Dimissioni per fatti concludenti

Novità del Collegato Lavoro 2024. Non sarà più necessario licenziare il dipendente assenteista?

LAVORO

12/17/20243 min leggere

Con l'art.19 del Collegato Lavoro 2024 il legislatore è intervenuto attorno al tema delle dimissioni cd. "per fatti concludenti", istituto eliminato nel 2015 dal "Jobs Act".

Seppur approvata dal Senato, in data 11 dicembre 2024, la legge entrerà in vigore solo a partire dalla sua pubblicazione in Gazzetta Ufficiale, nel rispetto dei termini ivi previsti. Tale novità ha inteso eliminare tutte quelle condotte "truffaldine" attuate dai lavoratori subordinati per l'ottenimento della c.d. Naspi (indennità di disoccupazione). La normativa attualmente vigente, infatti, prevede una modalità esclusiva (da effettuarsi on-line, tramite accesso SPID) per la formalizzazione delle dimissioni. In mancanza di adempimento da parte del lavoratore, quest’ultimo può semplicemente astenersi dal prestare la propria attività lavorativa, confidando nel licenziamento disciplinare per assenza ingiustificata (ex art. 2119 c.c. o art. 3 l. 604/1966). Tale situazione, a differenza delle dimissioni volontarie, consente al lavoratore di ottenere i benefici della Naspi, riconosciuti solo nei casi di perdita involontaria del posto di lavoro.

Questa modalità ha creato non poche difficoltà ai datori di lavoro, costretti non solo a sostenere il costo del ticket NASPI da versare all’INPS (pari, per il 2024, a un massimo di € 1.916,00), ma anche a fronteggiare eventuali impugnative del licenziamento e a dimostrarne la legittimità in sede giudiziale. Non solo! il lavoratore ha facoltà, entro il termine di 7 giorni, di "ripensare" alle sue dimissioni, così revocandole ed ottenendo la conservazione del posto di lavoro. Difficile non immaginare le difficoltà a cui ogni azienda potrebbe andare in contro: in primis il tempo "perso" per reclutare nuove risorse in sostituzione del dipendente dimissionario, poi revocante il recesso! Non solo! Durante tale periodo di 7 giorni, detto di “congelamento” del rapporto, l’azienda rimarrebbe esposta al rischio di richieste retributive arretrate o pretese contributive avanzate dall’INPS.

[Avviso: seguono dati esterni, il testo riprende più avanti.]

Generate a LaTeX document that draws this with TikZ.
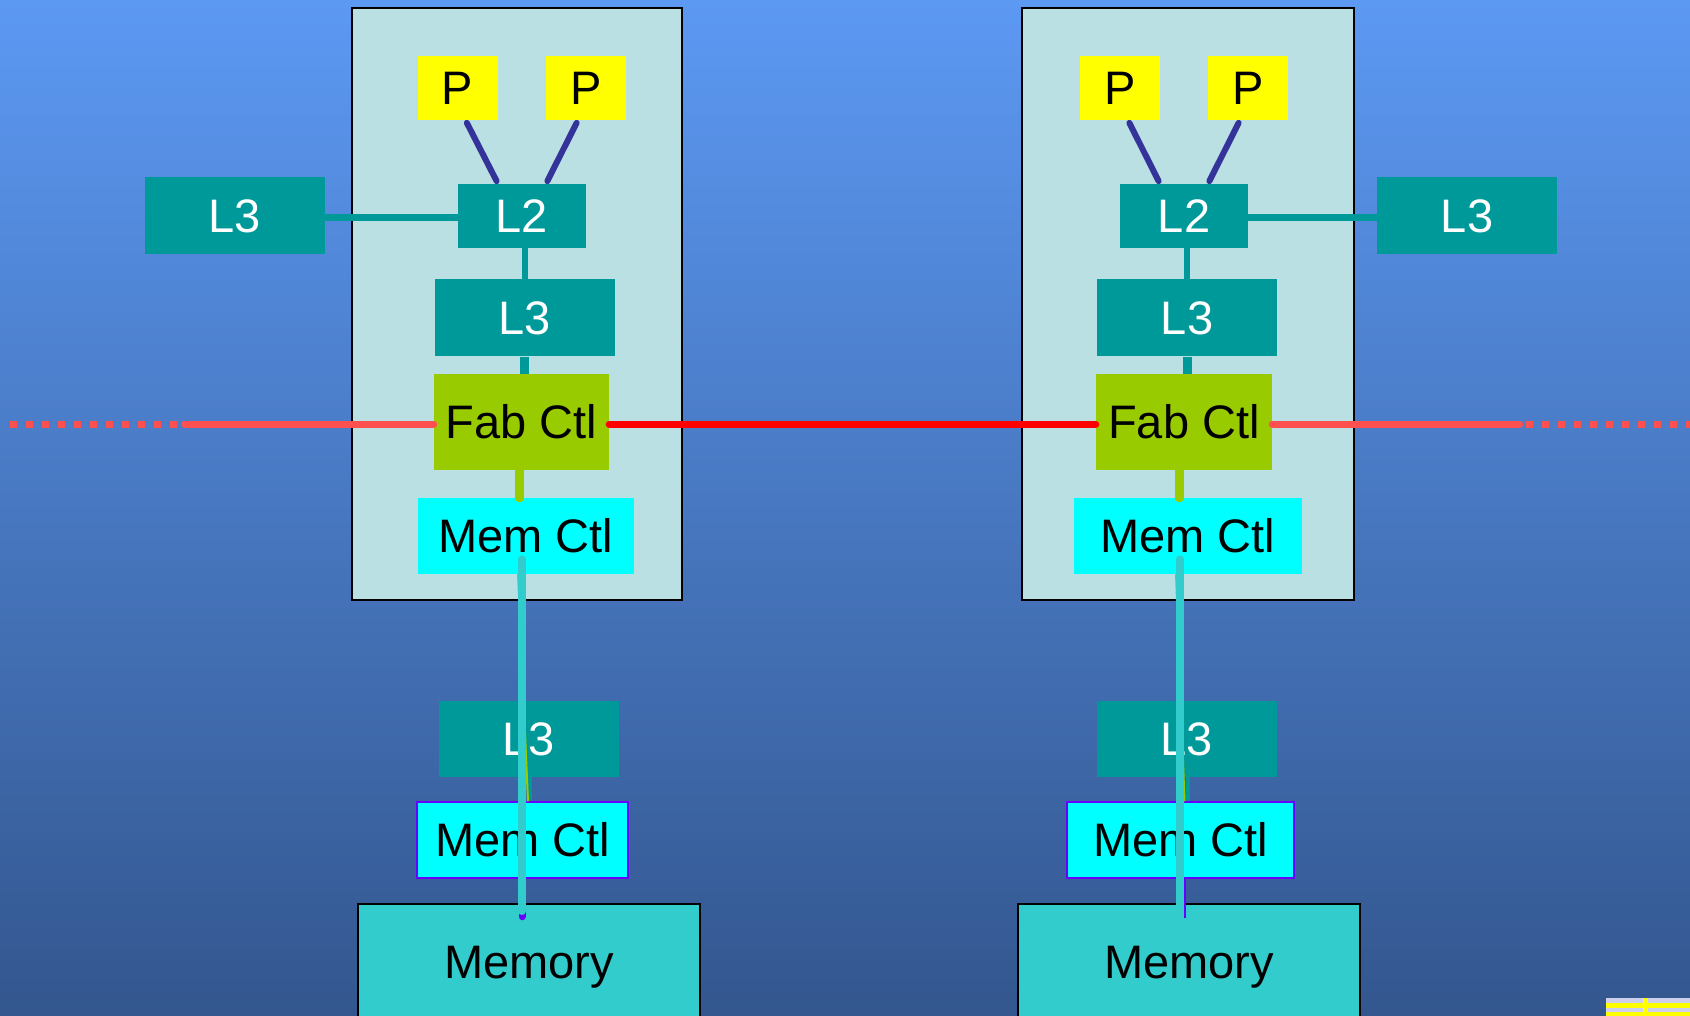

A fronte di questa lacuna normativa, neppure la giurisprudenza ha fornito soluzioni univoche. Ad eccezione di due pronunce del Tribunale di Udine, la Corte di Cassazione ha ribadito che, in presenza di modalità di recesso definite per legge, non vi sia spazio per considerazioni basate su comportamenti di fatto del lavoratore, così escludendo le cd. dimissioni per fatti concludenti.

In questo perimetro si inserisce la nuova disposizione del Collegato Lavoro: in caso di assenza ingiustificata prolungata oltre il termine previsto dal contratto collettivo applicabile (o, in assenza, oltre quindici giorni), il rapporto di lavoro si intende risolto per volontà del lavoratore, senza applicazione della procedura telematica prevista. Si sottolinea, tuttavia, che i giorni di assenza ingiustificata previsti dalla novella debbano essere intesi quali "continuativi", seppur in difetto di una specifica previsione nel testo di legge: la norma, infatti, parla di "assenza ingiustificata" non, a contrario, di "assenze".

In tal caso il lavoratore perderà l'accesso all'indennità di disoccupazione, oltre all'indennità sostitutiva del preavviso (se dovuta). Dall'altra parte il datore di lavoro non sarà onerato al pagamento del ticket oltre a non dover rispettare - fatti salvi i casi in cui il lavoratore dimostri di non aver potuto comunicare tempestivamente i motivi di assenza - il termine di 7 giorni per la possibile revoca delle dimissioni.

Sebbene questa soluzione sembri ragionevole, presenta tuttavia alcuni limiti. In particolare, il concetto di “assenza ingiustificata” non è definito in modo univoco e dipende dalle norme contrattuali collettive, che prevedono obblighi di comunicazione e termini variabili. Inoltre, permane il rischio che il lavoratore decida di assentarsi, senza giustificato motivo, in periodi alternati, così costringendo il datore di lavoro al licenziamento.

Una soluzione alternativa più equilibrata potrebbe essere il ritorno a un sistema simile a quello introdotto dalla Legge Fornero (articolo 4, commi 17 e seguenti della l. n. 92/2012). Tale disciplina prevedeva che la risoluzione del rapporto fosse subordinata a una condotta inequivocabile del lavoratore, conforme ai principi civilistici dell’avveramento della condizione, eliminando automatismi e coinvolgendo un ente terzo (L'Ispettorato Territoriale del Lavoro).